I should be honest about what actually goes on the calendar. It's not comprehensive. I don't write down everything I do or plan to do. Work deadlines go on it. Social commitments. The occasional reminder to myself — "renew library card" or "last frost date (approx)." Birthdays, though I admit I sometimes add these retroactively when I remember I forgot. The calendar is a sketch of the month, not a detailed itinerary.
What I find most valuable is the way a wall calendar presents time. A phone notification tells you about one event in isolation. It arrives, you acknowledge it, it disappears. You're living in a perpetual present tense, being pinged about things as they become imminent. A wall calendar gives you the whole month at a glance. You can see that next week is busy and the week after is empty. You can see that you committed to three things on the same Saturday and should probably do something about that. The shape of the month is visible in a way it never is on a screen.
There's also something to be said for the calendar as a record. At the end of the year, I don't throw the old one away immediately. I flip through it sometimes. It's a strange kind of diary — incomplete, mundane, but evocative. A note that says "plumber, 2pm" brings back the whole afternoon of waiting around for a plumber who showed up at four. "N's birthday, cake" reminds me of a gathering I'd otherwise have forgotten entirely. These aren't the kind of memories you'd write in a journal, but they have a texture to them that I appreciate.

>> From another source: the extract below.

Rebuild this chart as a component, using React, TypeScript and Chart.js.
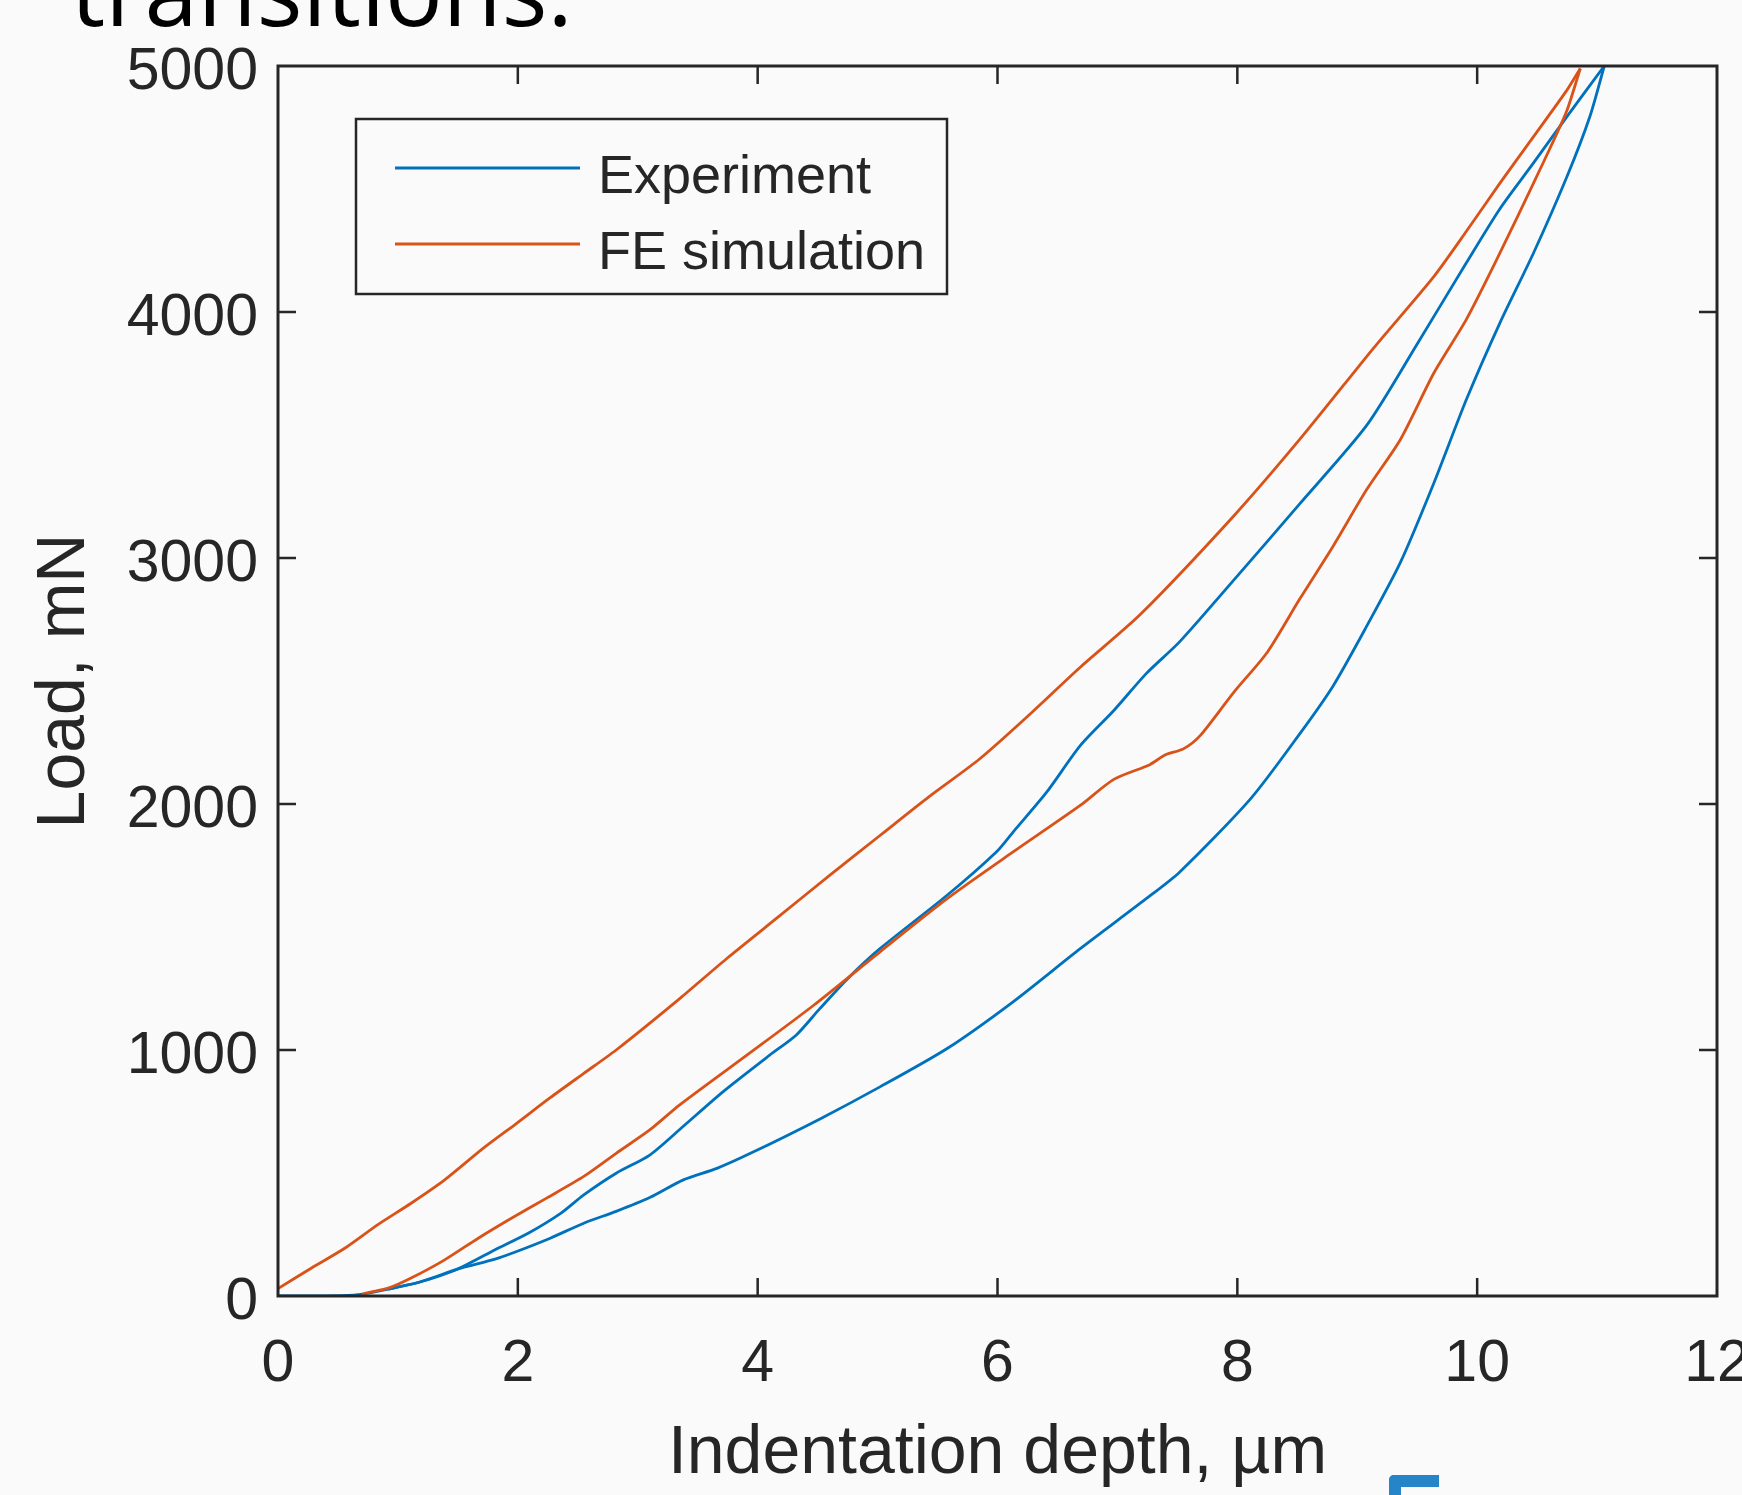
import React, { useEffect, useRef } from "react";
import { Chart, registerables } from "chart.js";

Chart.register(...registerables);

// ---- data ----
const expLoadingDepth = [0, 0.35, 0.65, 0.92, 1.19, 1.5, 1.81, 2.09, 2.36, 2.55, 2.82, 3.1, 3.38, 3.71, 4.1, 4.32, 4.52, 4.75, 5.02, 5.58, 5.99, 6.13, 6.41, 6.69, 6.97, 7.24, 7.52, 7.97, 8.52, 9.08, 9.5, 9.91, 10.19, 10.47, 10.75, 11.06];
const expLoadingLoad = [0, 0, 4, 28, 58, 110, 188, 256, 337, 411, 499, 573, 690, 830, 979, 1060, 1169, 1290, 1412, 1629, 1805, 1886, 2048, 2237, 2380, 2530, 2660, 2910, 3220, 3540, 3870, 4200, 4420, 4606, 4795, 5000];

const expUnloadingDepth = [11.06, 10.94, 10.75, 10.47, 10.19, 9.91, 9.64, 9.36, 9.08, 8.8, 8.52, 8.11, 7.52, 7.24, 6.69, 6.13, 5.58, 5.02, 4.52, 3.94, 3.66, 3.38, 3.1, 2.82, 2.55, 2.27, 1.99, 1.81, 1.5, 1.19, 0.92];
const expUnloadingLoad = [5000, 4795, 4552, 4240, 3956, 3644, 3306, 2982, 2724, 2481, 2285, 2021, 1724, 1615, 1412, 1196, 1006, 850, 720, 580, 519, 472, 400, 344, 296, 235, 181, 150, 110, 58, 28];

const feLoadingDepth = [0, 0.28, 0.56, 0.83, 1.11, 1.39, 1.71, 1.99, 2.27, 2.55, 2.82, 3.35, 3.75, 4.19, 4.6, 5.02, 5.43, 5.85, 6.27, 6.69, 7.19, 7.97, 8.52, 9.08, 9.22, 9.64, 9.91, 10.19, 10.47, 10.75, 10.86];
const feLoadingLoad = [30, 114, 195, 289, 377, 472, 600, 702, 806, 905, 1000, 1209, 1375, 1548, 1710, 1872, 2030, 2183, 2365, 2556, 2770, 3171, 3482, 3820, 3902, 4145, 4328, 4524, 4713, 4903, 4990];

const feUnloadingDepth = [10.86, 10.75, 10.64, 10.47, 10.19, 9.91, 9.64, 9.36, 9.08, 8.8, 8.52, 8.25, 7.97, 7.69, 7.55, 7.4, 7.27, 6.97, 6.69, 6.13, 5.58, 5.02, 4.47, 3.91, 3.35, 3.1, 2.82, 2.55, 2.24, 1.95, 1.67, 1.39, 1.11, 0.92, 0.72, 0.7];
const feUnloadingLoad = [4990, 4821, 4700, 4524, 4240, 3970, 3753, 3482, 3279, 3049, 2833, 2617, 2454, 2278, 2224, 2200, 2160, 2100, 1994, 1805, 1615, 1399, 1183, 979, 777, 675, 580, 486, 398, 317, 235, 147, 73, 32, 10, 0];

const seriesLabels = ["Experiment", "FE simulation"];
const seriesColors = ["#0072BD", "#D95319"];

const xRange = [0, 12];
const xStep = 2;
const yRange = [0, 5000];
const yStep = 1000;

const xTitle = "Indentation depth, µm";
const yTitle = "Load, mN";
const headingText = "transitions:";

// ---- styles ----
const BG = "#fafafa";
const AXIS = "#262626";
const FONT = "'Liberation Sans', Arial, sans-serif";
const LINE_W = 2.8;

function toPoints(xs: number[], ys: number[]) {
  return xs.map((x, i) => ({ x, y: ys[i] }));
}

function lineDataset(label: string, color: string, xs: number[], ys: number[], order: number) {
  return {
    label,
    data: toPoints(xs, ys),
    showLine: true,
    borderColor: color,
    backgroundColor: color,
    borderWidth: LINE_W,
    pointRadius: 0,
    tension: 0.25,
    order,
  };
}

export default function App() {
  const ref = useRef<HTMLCanvasElement | null>(null);

  useEffect(() => {
    if (!ref.current) return;

    const boxPlugin = {
      id: "matlabBox",
      afterDatasetsDraw(chart: any) {
        const { ctx, chartArea: a, scales } = chart;
        const xs = scales.x;
        const ys = scales.y;
        ctx.save();
        ctx.strokeStyle = AXIS;
        ctx.lineWidth = 2.5;
        const TL = 18;
        ctx.beginPath();
        xs.ticks.forEach((t: any) => {
          const px = xs.getPixelForValue(t.value);
          if (px <= a.left + 1 || px >= a.right - 1) return;
          ctx.moveTo(px, a.bottom);
          ctx.lineTo(px, a.bottom - TL);
          ctx.moveTo(px, a.top);
          ctx.lineTo(px, a.top + TL);
        });
        ys.ticks.forEach((t: any) => {
          const py = ys.getPixelForValue(t.value);
          if (py <= a.top + 1 || py >= a.bottom - 1) return;
          ctx.moveTo(a.left, py);
          ctx.lineTo(a.left + TL, py);
          ctx.moveTo(a.right, py);
          ctx.lineTo(a.right - TL, py);
        });
        ctx.stroke();
        ctx.lineWidth = 3;
        ctx.strokeRect(a.left, a.top, a.right - a.left, a.bottom - a.top);

        // legend
        const lx = a.left + 78;
        const ly = a.top + 53;
        const lw = 591;
        const lh = 175;
        ctx.fillStyle = BG;
        ctx.fillRect(lx, ly, lw, lh);
        ctx.lineWidth = 2.5;
        ctx.strokeStyle = AXIS;
        ctx.strokeRect(lx, ly, lw, lh);
        seriesLabels.forEach((label, i) => {
          const rowY = ly + 49 + i * 76;
          ctx.strokeStyle = seriesColors[i];
          ctx.lineWidth = LINE_W;
          ctx.beginPath();
          ctx.moveTo(lx + 39, rowY);
          ctx.lineTo(lx + 224, rowY);
          ctx.stroke();
          ctx.fillStyle = AXIS;
          ctx.font = `54px ${FONT}`;
          ctx.textBaseline = "alphabetic";
          ctx.textAlign = "left";
          ctx.fillText(label, lx + 242, rowY + 25);
        });
        ctx.restore();
      },
    };

    const chart = new Chart(ref.current, {
      type: "scatter",
      data: {
        datasets: [
          lineDataset(seriesLabels[0], seriesColors[0], expLoadingDepth, expLoadingLoad, 1),
          lineDataset(seriesLabels[0], seriesColors[0], expUnloadingDepth, expUnloadingLoad, 1),
          lineDataset(seriesLabels[1], seriesColors[1], feLoadingDepth, feLoadingLoad, 0),
          lineDataset(seriesLabels[1], seriesColors[1], feUnloadingDepth, feUnloadingLoad, 0),
        ],
      },
      options: {
        responsive: false,
        maintainAspectRatio: false,
        animation: false,
        events: [],
        layout: { padding: { top: 66, right: 25, left: 0, bottom: 0 } },
        plugins: {
          legend: { display: false },
          tooltip: { enabled: false },
        },
        scales: {
          x: {
            type: "linear",
            position: "bottom",
            min: xRange[0],
            max: xRange[1],
            grid: { display: false, drawTicks: false },
            border: { display: false },
            ticks: {
              stepSize: xStep,
              padding: 33,
              color: AXIS,
              maxRotation: 0,
              autoSkip: false,
              font: { family: FONT, size: 59 },
              callback: (v: any) => String(v),
            },
            title: {
              display: true,
              text: xTitle,
              color: AXIS,
              font: { family: FONT, size: 68 },
              padding: { top: 0, bottom: 0 },
            },
            afterFit: (s: any) => {
              s.height = 199;
              s.paddingLeft = 0;
              s.paddingRight = 0;
            },
          },
          y: {
            type: "linear",
            position: "left",
            min: yRange[0],
            max: yRange[1],
            grid: { display: false, drawTicks: false },
            border: { display: false },
            ticks: {
              stepSize: yStep,
              padding: 20,
              labelOffset: 7,
              color: AXIS,
              font: { family: FONT, size: 59 },
              callback: (v: any) => String(v),
            },
            title: {
              display: true,
              text: yTitle,
              color: AXIS,
              font: { family: FONT, size: 68 },
              padding: { top: 24, bottom: 0 },
            },
            afterFit: (s: any) => {
              s.width = 278;
              s.paddingTop = 0;
              s.paddingBottom = 0;
            },
          },
        },
      },
      plugins: [boxPlugin],
    });

    return () => chart.destroy();
  }, []);

  return (
    <div
      style={{
        position: "fixed",
        left: 0,
        top: 0,
        width: 1742,
        height: 1495,
        overflow: "hidden",
        background: BG,
      }}
    >
      <canvas
        ref={ref}
        width={1742}
        height={1495}
        style={{ position: "absolute", left: 0, top: 0, width: 1742, height: 1495 }}
      />
      <div
        style={{
          position: "absolute",
          left: 71,
          top: -59,
          fontFamily: "'Open Sans', 'Noto Sans', sans-serif",
          fontSize: 96,
          lineHeight: "96px",
          color: "#000",
          whiteSpace: "nowrap",
        }}
      >
        {headingText}
      </div>
      <div
        style={{
          position: "absolute",
          left: 1389,
          top: 1475,
          width: 50,
          height: 30,
          boxSizing: "border-box",
          borderTop: "12px solid #2585c8",
          borderLeft: "12px solid #2585c8",
          borderTopLeftRadius: 5,
        }}
      />
    </div>
  );
}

I realize this might sound like nostalgia, but I don't think that's quite what it is. I'm not opposed to digital tools. I use them constantly. I'm typing this on a computer, obviously. The paper calendar isn't a rejection of technology; it's more like a recognition that different tools give you different relationships with information. A digital calendar is better at reminding you that something is about to happen. A paper calendar is better at showing you where you are in time — what's behind you, what's ahead, how the weeks are filling up or staying open.
The stationery shop where I buy the calendar is one of those places that feels like it shouldn't still exist. A small storefront between a barber and a sandwich shop, run by a woman named Diane who I think has been there since the eighties. The selection isn't large. Pens, notebooks, envelopes, a rack of greeting cards, and a modest shelf of planners and calendars that appears in November and shrinks through January. I could order the same calendar online for probably a dollar less, but I like the excuse to go in there. I usually end up buying a pen I don't need.
The calendar I'm looking at right now has a dentist appointment next Tuesday, a note about a community board meeting I'm not sure I'll attend, and a small "x" on last Thursday that I can't remember the significance of. This is, I think, about right. It's not a system. It's barely even a habit. It's just a piece of paper on the wall that helps me feel like time is passing at a pace I can follow, rather than rushing by in a series of notifications.
I'll buy another one in December. Same brand, same shop, same spot on the wall. There's a comfort in that kind of small continuity.